Once, over dinner and with David translating, Yi Lei told me the story of the great love that inspired “A Single Woman’s Bedroom.” In our twenty-first-century shorthand, I will say, simply: It was complicated. I envied Yi Lei’s ability to claim the fact of that love, and to embrace the joy and upheaval it led to without apologizing for it or turning against it as is sometimes the case when one looks back at the many detours of one’s own youth. “Love is innocent,” she said. And with that simple phrase, I believe she explained parts of myself to me, which is of course what great poets do.
The last time we met, six months later, Yi Lei offered me feedback on my translation of “A Single Woman’s Bedroom.” In particular, she wanted me to attend better to the poem’s later sections, which I had initially translated with too much emphasis upon romantic love. She wanted me to see that her poem turns from a fixation upon the liberation of sensual love to an urgent insistence upon the individual’s freedom from unjust institutions. The pined-for beloved, as the poem progresses, is no longer a man, but an essential concept. And the disappointment driving the poem is leveraged finally, and importantly, against the self. Written three years before the massacre at Tiananmen Square, “A Single Woman’s Room” concludes with these lines:
14. Hope
This city of riches has fallen empty.
Small rooms like mine are easy to breech.

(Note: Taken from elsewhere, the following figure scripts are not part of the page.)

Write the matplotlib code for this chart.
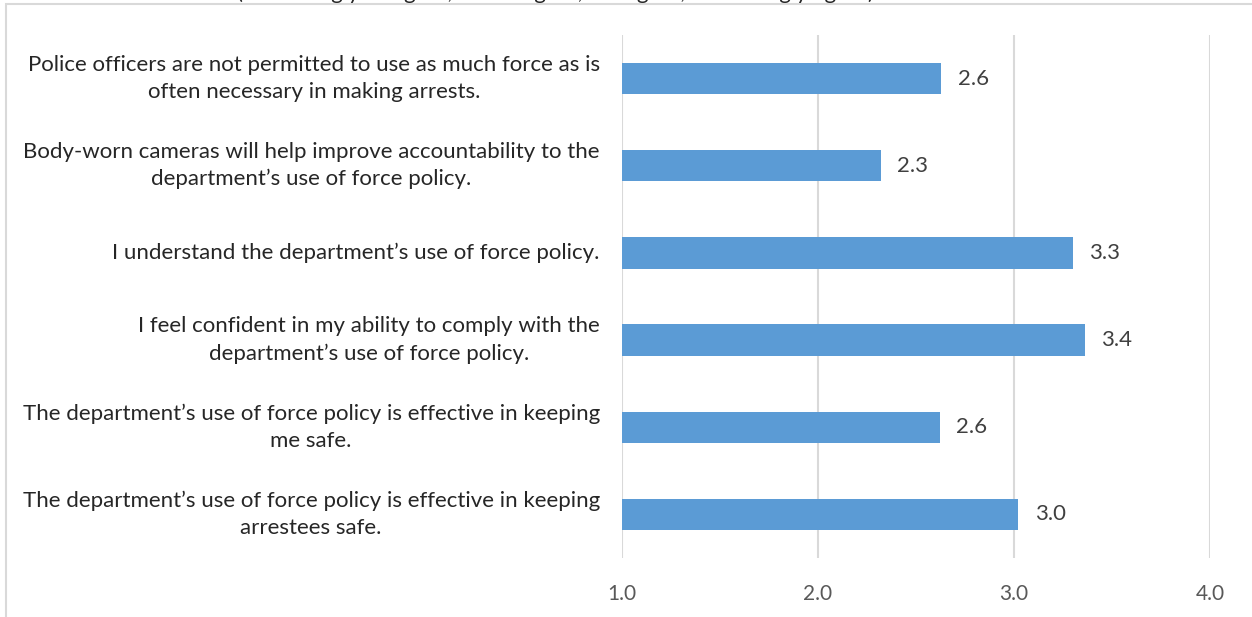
import matplotlib.pyplot as plt
from matplotlib.patches import Rectangle

plt.rcParams['font.family'] = ['Lato', 'DejaVu Sans']

# survey statements, top to bottom
statements = [
    "Police officers are not permitted to use as much force as is\noften necessary in making arrests.",
    "Body-worn cameras will help improve accountability to the\ndepartment\u2019s use of force policy.",
    "I understand the department\u2019s use of force policy.",
    "I feel confident in my ability to comply with the\ndepartment\u2019s use of force policy.",
    "The department\u2019s use of force policy is effective in keeping\nme safe.",
    "The department\u2019s use of force policy is effective in keeping\narrestees safe.",
]
mean_scores = [2.63, 2.32, 3.30, 3.36, 2.62, 3.02]
x_ticks = [1.0, 2.0, 3.0, 4.0]
scale_note = "(1 = strongly disagree, 2 = disagree, 3 = agree, 4 = strongly agree)"

W, H = 1252, 617
fig = plt.figure(figsize=(W / 100, H / 100), dpi=100)
ax = fig.add_axes([622 / W, 1 - 558 / H, (1210 - 622) / W, (558 - 35) / H])

pos = list(range(len(statements)))
ax.barh(pos, [v - 1.0 for v in mean_scores], left=1.0, height=0.36,
        color='#5B9BD5', zorder=3)

for y, v in zip(pos, mean_scores):
    ax.text(v + 0.085, y, f"{v:.1f}", va='center', ha='left',
            fontsize=16, color='#404040')

ax.set_xlim(1.0, 4.0)
ax.set_ylim(len(statements) - 0.5, -0.5)
ax.set_xticks(x_ticks)
ax.set_xticklabels([f"{t:.1f}" for t in x_ticks], fontsize=15, color='#595959')
ax.set_yticks(pos)
ax.set_yticklabels(statements, fontsize=16, color='#262626', ha='right',
                   va='center', multialignment='center', linespacing=1.42)
ax.tick_params(axis='both', length=0)
ax.tick_params(axis='x', pad=19)
ax.tick_params(axis='y', pad=16)
ax.xaxis.grid(True, color='#d9d9d9', linewidth=1.5, zorder=0)
for s in ax.spines.values():
    s.set_visible(False)

# chart area border
fig.patches.append(Rectangle((6 / W, -0.1), 1.1, 1 - 4 / H + 0.1,
                             transform=fig.transFigure, fill=False,
                             edgecolor='#d9d9d9', linewidth=1.5))

# heading sits mostly above the top edge
fig.text(555 / W, 1 + 1 / H, scale_note, ha='center', va='baseline',
         fontsize=16, color='#262626')

fig.savefig('out.png', dpi=100)
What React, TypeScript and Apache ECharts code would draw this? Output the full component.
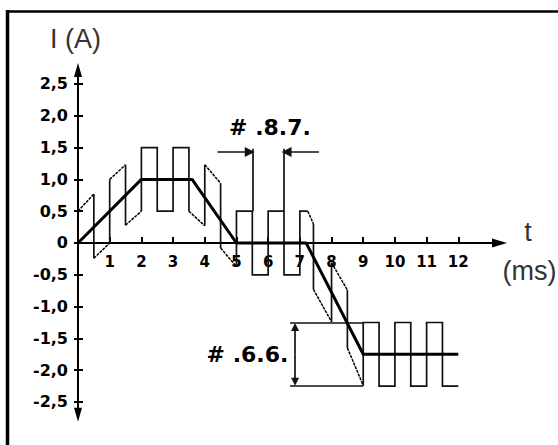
import React, { useEffect, useRef } from 'react';
import * as echarts from 'echarts';

// ---- data ----
const xTickValues = [1, 2, 3, 4, 5, 6, 7, 8, 9, 10, 11, 12];
const yTickValues = [-2.5, -2, -1.5, -1, -0.5, 0, 0.5, 1, 1.5, 2, 2.5];

// mean current (thick line), [t ms, I A]
const averageCurrent: [number, number][] = [
  [0, 0], [2, 1], [3.6, 1], [5, 0], [7.2, 0], [9, -1.75], [12, -1.75],
];

// chopped current with ripple (thin line), [t ms, I A]
const rippleCurrent: [number, number][] = [
  [0, 0.5], [0.5, 0.77], [0.5, -0.24], [1, 0], [1, 1.0], [1.5, 1.23], [1.5, 0.28],
  [2, 0.5], [2, 1.5], [2.5, 1.5], [2.5, 0.5], [3, 0.5], [3, 1.5], [3.5, 1.5], [3.5, 0.5],
  [4, 0.27], [4, 1.23], [4.5, 0.94], [4.5, -0.08], [5, -0.37], [5, 0.5], [5.5, 0.5],
  [5.5, -0.5], [6, -0.5], [6, 0.5], [6.5, 0.5], [6.5, -0.5], [7, -0.5], [7, 0.5],
  [7.25, 0.5], [7.43, 0.3], [7.43, -0.73], [8, -1.24], [8, -0.31], [8.5, -0.74],
  [8.5, -1.65], [9, -2.24], [9, -1.25], [9.5, -1.25], [9.5, -2.25], [10, -2.25],
  [10, -1.25], [10.5, -1.25], [10.5, -2.25], [11, -2.25], [11, -1.25], [11.5, -1.25],
  [11.5, -2.25], [12, -2.25],
];

// dimension annotations
const dimExtensionLines: [number, number][][] = [
  [[5.5, 0.5], [5.5, 1.48]],
  [[6.5, 0.5], [6.5, 1.48]],
  [[6.69, -1.25], [9, -1.25]],
  [[6.69, -2.25], [9, -2.25]],
];
const dimArrowsPeriod: [number, number][][] = [
  [[4.4, 1.43], [5.42, 1.43]],
  [[7.6, 1.43], [6.58, 1.43]],
];
const dimArrowsRipple: [number, number][][] = [
  [[6.85, -1.75], [6.85, -1.32]],
  [[6.85, -1.75], [6.85, -2.18]],
];
const periodLabel = '# .8.7.';
const rippleLabel = '# .6.6.';

function splitRipple(pts: [number, number][]) {
  const solid: [number, number][][] = [];
  const slanted: [number, number][][] = [];
  let run: [number, number][] | null = null;
  for (let i = 1; i < pts.length; i++) {
    const a = pts[i - 1];
    const b = pts[i];
    const straight = a[0] === b[0] || a[1] === b[1];
    if (straight) {
      if (!run) {
        run = [a];
        solid.push(run);
      }
      run.push(b);
    } else {
      run = null;
      slanted.push([a, b]);
    }
  }
  return { solid, slanted };
}

const labelFont = 'DejaVu Sans';

// layout
const GRID_TOP = 70;
const GRID_BOTTOM = 30.3;
const CHART_H = 445;
const Y_MIN = -2.7;
const Y_MAX = 2.72;

export default function App() {
  const ref = useRef<HTMLDivElement>(null);
  useEffect(() => {
    if (!ref.current) return;
    const chart = echarts.init(ref.current, undefined, { renderer: 'svg' });
    const { solid, slanted } = splitRipple(rippleCurrent);
    const yFmt = (v: number) => (v === 0 ? '0' : v.toFixed(1).replace('.', ','));
    const plotH = CHART_H - GRID_TOP - GRID_BOTTOM;
    const zeroFromBottom = (0 - Y_MIN) / (Y_MAX - Y_MIN) * plotH;
    chart.setOption({
      animation: false,
      backgroundColor: '#fff',
      grid: { left: 78, right: 58.5, top: GRID_TOP, bottom: GRID_BOTTOM },
      xAxis: {
        type: 'value',
        min: 0,
        max: 13.3,
        position: 'bottom',
        offset: -zeroFromBottom,
        axisLine: {
          onZero: false,
          lineStyle: { color: '#000', width: 2 },
          symbol: ['none', 'triangle'],
          symbolSize: [9, 15],
        },
        axisTick: { show: true, inside: true, length: 6, customValues: xTickValues, lineStyle: { color: '#000', width: 2 } },
        axisLabel: {
          customValues: xTickValues,
          color: '#000',
          fontFamily: labelFont,
          fontWeight: 'bold',
          fontSize: 15,
          margin: 12,
        },
        splitLine: { show: false },
      },
      yAxis: [
        {
          type: 'value',
          min: Y_MIN,
          max: Y_MAX,
          axisLine: {
            onZero: false,
            lineStyle: { color: '#000', width: 2 },
            symbol: ['triangle', 'triangle'],
            symbolSize: [8, 14],
          },
          axisTick: { show: true, inside: true, length: 5, customValues: yTickValues, lineStyle: { color: '#000', width: 2 } },
          axisLabel: {
            customValues: yTickValues,
            formatter: yFmt,
            color: '#000',
            fontFamily: labelFont,
            fontWeight: 'bold',
            fontSize: 16,
            margin: 10,
          },
          splitLine: { show: false },
        },
        {
          type: 'value',
          min: Y_MIN,
          max: Y_MAX,
          position: 'left',
          axisLine: { show: false, onZero: false },
          axisTick: { show: true, inside: false, length: 4, customValues: yTickValues, lineStyle: { color: '#000', width: 2 } },
          axisLabel: { show: false },
          splitLine: { show: false },
        },
      ],
      series: [
        {
          type: 'line',
          data: averageCurrent,
          symbol: 'none',
          lineStyle: { color: '#000', width: 3 },
          z: 4,
          silent: true,
        },
        {
          type: 'lines',
          coordinateSystem: 'cartesian2d',
          polyline: true,
          data: solid.map((c) => ({ coords: c })),
          lineStyle: { color: '#111', width: 1.7, opacity: 1 },
          z: 3,
          silent: true,
        },
        {
          type: 'lines',
          coordinateSystem: 'cartesian2d',
          data: slanted.map((c) => ({ coords: c })),
          lineStyle: { color: '#000', width: 1.5, type: [3, 1], opacity: 1 },
          z: 3,
          silent: true,
        },
        {
          type: 'lines',
          coordinateSystem: 'cartesian2d',
          data: dimExtensionLines.map((c) => ({ coords: c })),
          lineStyle: { color: '#111', width: 1.7, opacity: 1 },
          z: 3,
          silent: true,
        },
        {
          type: 'lines',
          coordinateSystem: 'cartesian2d',
          data: dimArrowsPeriod.map((c) => ({ coords: c })),
          symbol: ['none', 'triangle'],
          symbolSize: [7, 10],
          lineStyle: { color: '#111', width: 1.7, opacity: 1 },
          itemStyle: { color: '#111' },
          z: 3,
          silent: true,
        },
        {
          type: 'lines',
          coordinateSystem: 'cartesian2d',
          data: dimArrowsRipple.map((c) => ({ coords: c })),
          symbol: ['none', 'triangle'],
          symbolSize: [6, 8],
          lineStyle: { color: '#111', width: 1.7, opacity: 1 },
          itemStyle: { color: '#111' },
          z: 3,
          silent: true,
        },
      ],
      graphic: [
        { type: 'line', shape: { x1: 7.5, y1: 10, x2: 7.5, y2: 445 }, style: { stroke: '#000', lineWidth: 3.5 } },
        { type: 'line', shape: { x1: 6, y1: 11.5, x2: 558, y2: 11.5 }, style: { stroke: '#000', lineWidth: 2.5 } },
        {
          type: 'text', x: 50, y: 38.5,
          style: { text: 'I (A)', fontSize: 27, fontFamily: 'Liberation Sans', fill: '#333', align: 'left', textAlign: 'left', verticalAlign: 'middle', textVerticalAlign: 'middle' },
        },
        {
          type: 'text', x: 528, y: 232,
          style: { text: 't', fontSize: 27, fontFamily: 'Liberation Sans', fill: '#333', align: 'center', textAlign: 'center', verticalAlign: 'middle', textVerticalAlign: 'middle' },
        },
        {
          type: 'text', x: 529.5, y: 271,
          style: { text: '(ms)', fontSize: 27, fontFamily: 'Liberation Sans', fill: '#333', align: 'center', textAlign: 'center', verticalAlign: 'middle', textVerticalAlign: 'middle' },
        },
        {
          type: 'text', x: 270, y: 127.5,
          style: { text: periodLabel, fontSize: 22, fontWeight: 'bold', fontFamily: labelFont, fill: '#000', align: 'center', textAlign: 'center', verticalAlign: 'middle', textVerticalAlign: 'middle' },
        },
        {
          type: 'text', x: 247.5, y: 354,
          style: { text: rippleLabel, fontSize: 22, fontWeight: 'bold', fontFamily: labelFont, fill: '#000', align: 'center', textAlign: 'center', verticalAlign: 'middle', textVerticalAlign: 'middle' },
        },
      ],
    });
    return () => chart.dispose();
  }, []);
  return (
    <div
      ref={ref}
      style={{ position: 'absolute', left: 0, top: 0, width: 558, height: 445, background: '#fff' }}
    />
  );
}
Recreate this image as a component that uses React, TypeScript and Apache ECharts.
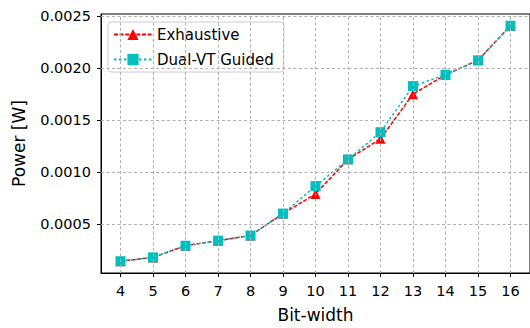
import React, { useEffect, useRef } from "react";
import * as echarts from "echarts";

// Bit-width sweep and measured power for each design approach
const bitWidths = [4, 5, 6, 7, 8, 9, 10, 11, 12, 13, 14, 15, 16];
const exhaustivePower = [
  0.000144, 0.000181, 0.000293, 0.000342, 0.000391, 0.000602, 0.00079,
  0.001123, 0.00132, 0.00175, 0.001936, 0.002075, 0.002407,
];
const dualVtPower = [
  0.000144, 0.000181, 0.000293, 0.000342, 0.000391, 0.000602, 0.000866,
  0.001123, 0.001384, 0.001827, 0.001936, 0.002075, 0.002407,
];
const yTicks = [0.0005, 0.001, 0.0015, 0.002, 0.0025];

const FONT = "DejaVu Sans";

// 5% padding around the data range, like a default plotting margin
function paddedExtent(values: number[]): [number, number] {
  const lo = Math.min(...values);
  const hi = Math.max(...values);
  const pad = (hi - lo) * 0.05;
  return [lo - pad, hi + pad];
}

export default function App() {
  const ref = useRef<HTMLDivElement>(null);

  useEffect(() => {
    if (!ref.current) return;
    const chart = echarts.init(ref.current, undefined, { renderer: "svg" });

    const [xMin, xMax] = paddedExtent(bitWidths);
    const [yMin, yMax] = paddedExtent([...exhaustivePower, ...dualVtPower]);

    const toPairs = (ys: number[]) => bitWidths.map((x, i) => [x, ys[i]]);

    // dashed grid segments spanning the plot at each tick
    const gridSegments = [
      ...bitWidths.map((x) => [{ coord: [x, yMin] }, { coord: [x, yMax] }]),
      ...yTicks.map((y) => [{ coord: [xMin, y] }, { coord: [xMax, y] }]),
    ];

    chart.setOption({
      animation: false,
      backgroundColor: "#ffffff",
      textStyle: { fontFamily: FONT },
      grid: {
        left: 101,
        top: 14,
        right: -2,
        bottom: 48,
        show: true,
        borderColor: "#000",
        borderWidth: 1,
      },
      legend: {
        data: ["Exhaustive", "Dual-VT Guided"],
        orient: "vertical",
        left: 108,
        top: 22,
        padding: [5, 10, 5, 5],
        itemGap: 10,
        itemWidth: 38,
        itemHeight: 14,
        backgroundColor: "rgba(255,255,255,0.85)",
        borderColor: "#cccccc",
        borderWidth: 1,
        borderRadius: 3,
        textStyle: { fontFamily: FONT, fontSize: 15, color: "#000", lineHeight: 14 },
      },
      xAxis: {
        type: "value",
        min: xMin,
        max: xMax,
        name: "Bit-width",
        nameLocation: "middle",
        nameGap: 33,
        nameTextStyle: { fontFamily: FONT, fontSize: 17, color: "#000" },
        axisLine: { show: true, lineStyle: { color: "#000", width: 1 } },
        axisTick: {
          show: true,
          length: 4,
          customValues: bitWidths,
          lineStyle: { color: "#000", width: 1 },
        },
        axisLabel: {
          customValues: bitWidths,
          margin: 10,
          fontFamily: FONT,
          fontSize: 14.5,
          color: "#000",
          formatter: (v: number) => String(v),
        },
        splitLine: { show: false },
      },
      yAxis: {
        type: "value",
        min: yMin,
        max: yMax,
        name: "Power [W]",
        nameLocation: "middle",
        nameGap: 74,
        nameTextStyle: { fontFamily: FONT, fontSize: 17, color: "#000" },
        axisLine: { show: true, lineStyle: { color: "#000", width: 1 } },
        axisTick: {
          show: true,
          length: 4,
          customValues: yTicks,
          lineStyle: { color: "#000", width: 1 },
        },
        axisLabel: {
          customValues: yTicks,
          margin: 10,
          fontFamily: FONT,
          fontSize: 14.5,
          color: "#000",
          formatter: (v: number) => v.toFixed(4),
        },
        splitLine: { show: false },
      },
      series: [
        {
          name: "grid",
          type: "line",
          data: toPairs(exhaustivePower),
          showSymbol: false,
          silent: true,
          z: 1,
          lineStyle: { opacity: 0 },
          markLine: {
            silent: true,
            symbol: "none",
            label: { show: false },
            animation: false,
            lineStyle: { type: [3, 2.5], color: "#b0b0b0", width: 1 },
            data: gridSegments,
          },
        },
        {
          name: "Exhaustive",
          type: "line",
          data: toPairs(exhaustivePower),
          z: 3,
          symbol: "triangle",
          symbolSize: 10,
          itemStyle: { color: "#ff0000" },
          lineStyle: { color: "#ff0000", width: 1.5, type: [4, 1.6] },
        },
        {
          name: "Dual-VT Guided",
          type: "line",
          data: toPairs(dualVtPower),
          z: 4,
          symbol: "rect",
          symbolSize: 10,
          itemStyle: { color: "#00bfbf" },
          lineStyle: { color: "#00bfbf", width: 1.5, type: [2.5, 2.5] },
        },
      ],
    });

    return () => chart.dispose();
  }, []);

  return (
    <div
      ref={ref}
      style={{ position: "fixed", left: 0, top: 0, width: 530, height: 328 }}
    />
  );
}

Watchmen pace, peer in, gazes hungry.
I come and go, always alone, heavy with worry.
My flesh forsakes itself. Strangers’ eyes
Drill into me till I bleed. I beg God:
Make me a ghost. Something invisible
Blocks every road. I wait night after night
With a hope beyond hope. If you come,
Will nation rise against nation? If you come,
Will the Yellow River drown its banks?
If you come, will the sky blacken and rage?
Will your coming decimate the harvest?
There is nothing I can do in the face of all I hate.
What I hate most is the person I’ve become.
You didn’t come to live with me.
Yi Lei was and remains a revolutionary voice in Chinese poetry. I feel immensely fortunate to be able to say, from firsthand knowledge, that she was huge-hearted and philosophical, on intimate terms with the world in the way of Walt Whitman, one of her literary heroes. To think that I am calling up these reflections of her now to mark her death is unfathomable. Those of us who knew her face an unthinkable loss. But the spirit alive in Yi Lei’s poems continues to speak.